Is "bounded" required for the definition below

Question

If $\ (a_n) \ $is an infinite sequence of real numbers and we let $\ (b_n) \ = sup${$\ a_n,a_{n+1},a_{n+2}...$}$\ \ $, and $\ (c_n)\ = inf${$\ a_n,a_{n+1},a_{n+2}...$}$\ $, don't we have to also state that $\ (a_n) \ $ is bounded (and by this I mean the set {$\ a_n \ $})? If the set {$\ a_n \ $} is bounded, then we know a supremum exists for {$\ a_n:n\in\mathbb{N}^{+} \ $}, thus satisfying $\ b_1 \ $. $\ b_2 \ $ would be the supremum of a smaller set, specifically {$\ a_{n+1}:n\in\mathbb{N}^{+} \ $}. $\ b_3 \ $ would be the supremum of a smaller set, specifically {$\ a_{n+2}:n\in\mathbb{N}^{+} \ $}. This continues, and thus we could say the sequence $\ (b_n) \ $ is monotone decreasing (since $\ b_n \ \ge b_{n+1}$). If we can say the set {$\ a_n \ $} is bounded, we could say that $\ b_{1} \ $is an upper bound for $\ (b_n) \ $ and that $\ c_{1} \ $ is a lower bound for $\ (b_n) \ $ and thus, if $\ (b_n) \ $ is bounded (and monotone decreasing), then $\lim_{n\to \infty}$$\ (b_n) \ $ = inf{$\ b_n \ $}, or the limit superior of $\ (a_n) \ $ = inf{$\ b_n \ $}. If we don't state that $\ (a_n) \ $ is a bounded sequence, doesn't all of this just fall apart? I don't understand how you could even choose $\ b_{1} \ $ or $\ c_{1} \ $if $\ (a_n) \ $ wasn't bounded since {$\ a_n \ $} (the set defining the terms of the sequence) would have no supremum or infimum.

Answer 1

You are right that you need the assumption that $(a_n)$ is bounded in order to conclude that each of $b_n$ and $c_n$ are real numbers.

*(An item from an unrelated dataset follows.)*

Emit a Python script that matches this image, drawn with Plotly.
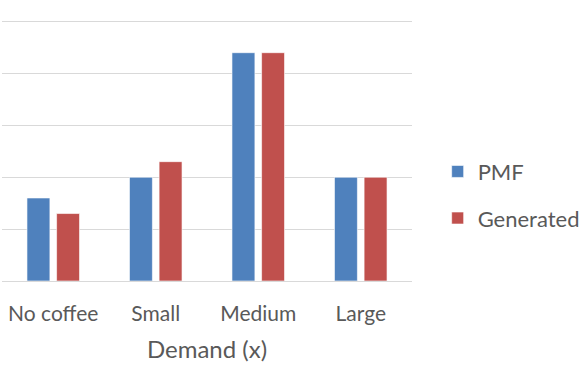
import plotly.graph_objects as go

categories = ["No coffee", "Small", "Medium", "Large"]
pmf_values = [0.16, 0.20, 0.44, 0.20]
generated_values = [0.13, 0.23, 0.44, 0.20]

fig = go.Figure()
fig.add_trace(go.Bar(
    x=categories, y=pmf_values, name="PMF",
    marker=dict(color="#4F81BD", line=dict(color="rgba(255,255,255,0.6)", width=1)),
    legendgroup="a",
))
fig.add_trace(go.Bar(
    x=categories, y=generated_values, name="Generated",
    marker=dict(color="#C0504D", line=dict(color="rgba(255,255,255,0.6)", width=1)),
    legendgroup="b",
))

fig.update_layout(
    width=586, height=368,
    margin=dict(l=2, r=173, t=20, b=87),
    paper_bgcolor="white", plot_bgcolor="white",
    barmode="group", bargap=0.422, bargroupgap=0.226,
    font=dict(family="Lato, Open Sans, sans-serif", size=21, color="#595959"),
    showlegend=True,
    legend=dict(
        x=1.06, y=0.329, xanchor="left", yanchor="middle",
        traceorder="grouped", tracegroupgap=15,
        font=dict(size=22, color="#595959"),
        itemwidth=30,
    ),
    xaxis=dict(
        showgrid=False, showline=False, ticks="",
        ticklabelstandoff=18,
        title=dict(text="Demand (x)", standoff=17, font=dict(size=24, color="#595959")),
        tickfont=dict(size=21, color="#595959"),
    ),
    yaxis=dict(
        range=[0, 0.503], dtick=0.1, showgrid=True, gridcolor="#D9D9D9", gridwidth=1.3,
        showticklabels=False, zeroline=True, zerolinecolor="#D9D9D9", zerolinewidth=1.3,
        showline=False, ticks="",
    ),
)

fig.write_html("out.html")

On the other hand, sometimes one goes through the same logical steps when $(a_n)$ is not bounded, by allowing oneself to use the symbols $-\infty$ and $+\infty$. For instance, if $a_n$ is not bounded above then each $b_n$ is $+\infty$. Similarly if $(a_n)$ is not bounded below then each $c_n$ is $-\infty$. Of course these symbols $-\infty$ and $+\infty$ do not represent real numbers, so if one is in a setting where the sups and infs are supposed to be real numbers then, as you say, the whole thing indeed falls apart if $(a_n)$ is not bounded.